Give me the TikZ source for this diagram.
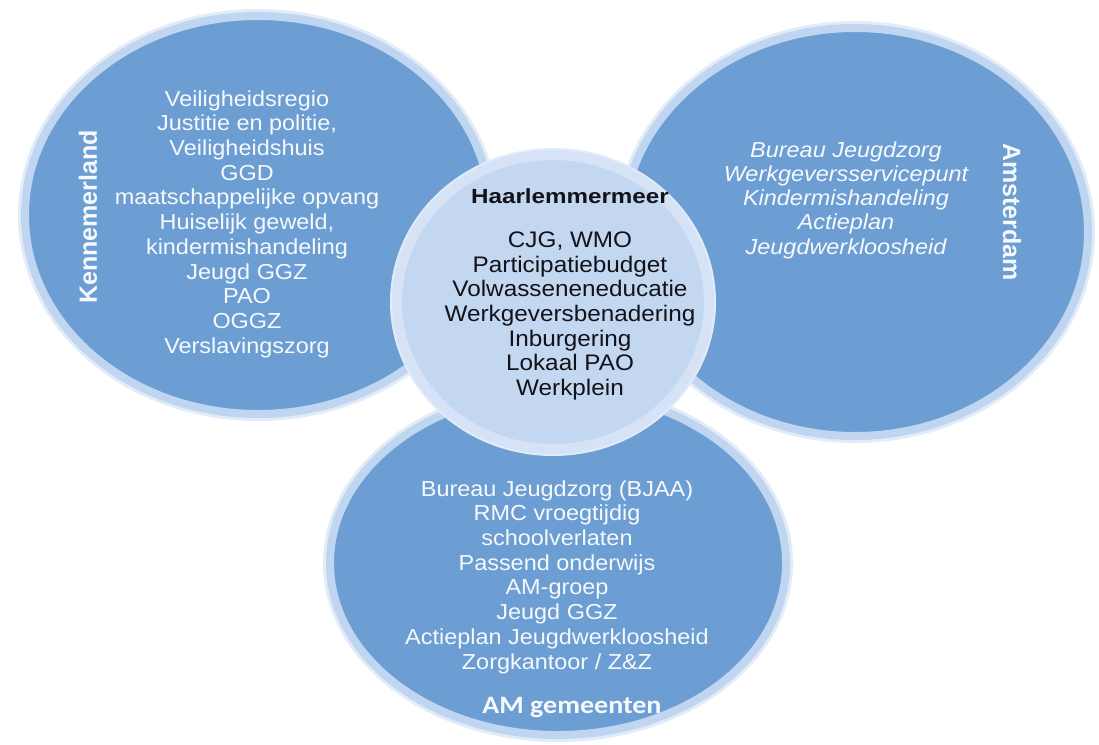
\documentclass[tikz,border=0pt]{standalone}
\usepackage{fontspec}
\setmainfont{Liberation Sans}
\newfontfamily\lstfont[FakeStretch=1.08]{Liberation Sans}
\newfontfamily\hfont[FakeStretch=1.18]{Liberation Sans}
\newfontfamily\amfont[FakeStretch=1.12]{Carlito}
\usetikzlibrary{shapes.geometric}
\definecolor{cblue}{RGB}{108,158,212}
\definecolor{cglow}{RGB}{192,213,240}
\definecolor{cglowout}{RGB}{226,236,249}
\definecolor{clight}{RGB}{196,215,240}
\definecolor{clightglow}{RGB}{214,227,246}
\definecolor{cwhite}{RGB}{246,249,252}
\definecolor{cdark}{RGB}{18,18,26}
\begin{document}
\begin{tikzpicture}[x=1pt,y=-1pt,
  bluecirc/.style={ellipse, inner sep=0pt, outer sep=0pt, fill=cblue,
    draw=cglow, line width=8pt, preaction={draw=cglowout, line width=14pt}},
  midcirc/.style={ellipse, inner sep=0pt, outer sep=0pt, fill=clight,
    draw=clightglow, line width=10pt, preaction={draw=cglowout, line width=14pt}},
  listtext/.style={align=center, text=cwhite, inner sep=0pt,
    font=\lstfont\fontsize{21.7}{24.7}\selectfont},
  midtext/.style={align=center, text=cdark, inner sep=0pt,
    font=\lstfont\fontsize{22.5}{24.7}\selectfont},
  sidelabel/.style={text=cwhite, inner sep=0pt,
    font=\bfseries\fontsize{25}{28}\selectfont}
]
\useasboundingbox[fill=white] (0,0) rectangle (1099,744);

% circles
\node[bluecirc, minimum width=466pt, minimum height=398pt] (ken) at (258,215) {};
\node[bluecirc, minimum width=466pt, minimum height=408pt] (ams) at (855,232) {};
\node[bluecirc, minimum width=456pt, minimum height=344pt] (amg) at (558,563) {};
\node[midcirc, minimum width=312pt, minimum height=294pt] (hlm) at (553,302) {};

% Kennemerland
\node[sidelabel, rotate=90] (kenlabel) at (88,217) {Kennemerland};
\node[listtext] (kenlist) at (247,224) {Veiligheidsregio\\Justitie en politie,\\Veiligheidshuis\\GGD\\maatschappelijke opvang\\Huiselijk geweld,\\kindermishandeling\\Jeugd GGZ\\PAO\\OGGZ\\Verslavingszorg};

% Amsterdam
\node[sidelabel, rotate=-90] (amslabel) at (1012,212) {Amsterdam};
\node[listtext, font=\lstfont\itshape\fontsize{21.7}{24.2}\selectfont] (amslist) at (846,200) {Bureau Jeugdzorg\\Werkgeversservicepunt\\Kindermishandeling\\Actieplan\\Jeugdwerkloosheid};

% Haarlemmermeer
\node[text=cdark, inner sep=0pt, font=\hfont\bfseries\fontsize{20.5}{24}\selectfont] (hlmlabel) at (570,196) {Haarlemmermeer};
\node[midtext] (hlmlist) at (570,316) {CJG, WMO\\Participatiebudget\\Volwasseneneducatie\\Werkgeversbenadering\\Inburgering\\Lokaal PAO\\Werkplein};

% AM gemeenten
\node[listtext] (amglist) at (557,577) {Bureau Jeugdzorg (BJAA)\\RMC vroegtijdig\\schoolverlaten\\Passend onderwijs\\AM-groep\\Jeugd GGZ\\Actieplan Jeugdwerkloosheid\\Zorgkantoor / Z\&Z};
\node[text=cwhite, inner sep=0pt, font=\amfont\bfseries\fontsize{25}{28}\selectfont] (amglabel) at (572,708) {AM gemeenten};
\end{tikzpicture}
\end{document}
######
▶ **WHAT THE TASK REQUIRES**:
Reproduce the material word for word, minus the images.

▶ **WRITTEN RESPONSE**:
Give me the TikZ source for this diagram.
\documentclass[tikz,border=0pt]{standalone}
\usepackage{fontspec}
\setmainfont{Liberation Sans}
\newfontfamily\lstfont[FakeStretch=1.08]{Liberation Sans}
\newfontfamily\hfont[FakeStretch=1.18]{Liberation Sans}
\newfontfamily\amfont[FakeStretch=1.12]{Carlito}
\usetikzlibrary{shapes.geometric}
\definecolor{cblue}{RGB}{108,158,212}
\definecolor{cglow}{RGB}{192,213,240}
\definecolor{cglowout}{RGB}{226,236,249}
\definecolor{clight}{RGB}{196,215,240}
\definecolor{clightglow}{RGB}{214,227,246}
\definecolor{cwhite}{RGB}{246,249,252}
\definecolor{cdark}{RGB}{18,18,26}
\begin{document}
\begin{tikzpicture}[x=1pt,y=-1pt,
  bluecirc/.style={ellipse, inner sep=0pt, outer sep=0pt, fill=cblue,
    draw=cglow, line width=8pt, preaction={draw=cglowout, line width=14pt}},
  midcirc/.style={ellipse, inner sep=0pt, outer sep=0pt, fill=clight,
    draw=clightglow, line width=10pt, preaction={draw=cglowout, line width=14pt}},
  listtext/.style={align=center, text=cwhite, inner sep=0pt,
    font=\lstfont\fontsize{21.7}{24.7}\selectfont},
  midtext/.style={align=center, text=cdark, inner sep=0pt,
    font=\lstfont\fontsize{22.5}{24.7}\selectfont},
  sidelabel/.style={text=cwhite, inner sep=0pt,
    font=\bfseries\fontsize{25}{28}\selectfont}
]
\useasboundingbox[fill=white] (0,0) rectangle (1099,744);

% circles
\node[bluecirc, minimum width=466pt, minimum height=398pt] (ken) at (258,215) {};
\node[bluecirc, minimum width=466pt, minimum height=408pt] (ams) at (855,232) {};
\node[bluecirc, minimum width=456pt, minimum height=344pt] (amg) at (558,563) {};
\node[midcirc, minimum width=312pt, minimum height=294pt] (hlm) at (553,302) {};

% Kennemerland
\node[sidelabel, rotate=90] (kenlabel) at (88,217) {Kennemerland};
\node[listtext] (kenlist) at (247,224) {Veiligheidsregio\\Justitie en politie,\\Veiligheidshuis\\GGD\\maatschappelijke opvang\\Huiselijk geweld,\\kindermishandeling\\Jeugd GGZ\\PAO\\OGGZ\\Verslavingszorg};

% Amsterdam
\node[sidelabel, rotate=-90] (amslabel) at (1012,212) {Amsterdam};
\node[listtext, font=\lstfont\itshape\fontsize{21.7}{24.2}\selectfont] (amslist) at (846,200) {Bureau Jeugdzorg\\Werkgeversservicepunt\\Kindermishandeling\\Actieplan\\Jeugdwerkloosheid};

% Haarlemmermeer
\node[text=cdark, inner sep=0pt, font=\hfont\bfseries\fontsize{20.5}{24}\selectfont] (hlmlabel) at (570,196) {Haarlemmermeer};
\node[midtext] (hlmlist) at (570,316) {CJG, WMO\\Participatiebudget\\Volwasseneneducatie\\Werkgeversbenadering\\Inburgering\\Lokaal PAO\\Werkplein};

% AM gemeenten
\node[listtext] (amglist) at (557,577) {Bureau Jeugdzorg (BJAA)\\RMC vroegtijdig\\schoolverlaten\\Passend onderwijs\\AM-groep\\Jeugd GGZ\\Actieplan Jeugdwerkloosheid\\Zorgkantoor / Z\&Z};
\node[text=cwhite, inner sep=0pt, font=\amfont\bfseries\fontsize{25}{28}\selectfont] (amglabel) at (572,708) {AM gemeenten};
\end{tikzpicture}
\end{document}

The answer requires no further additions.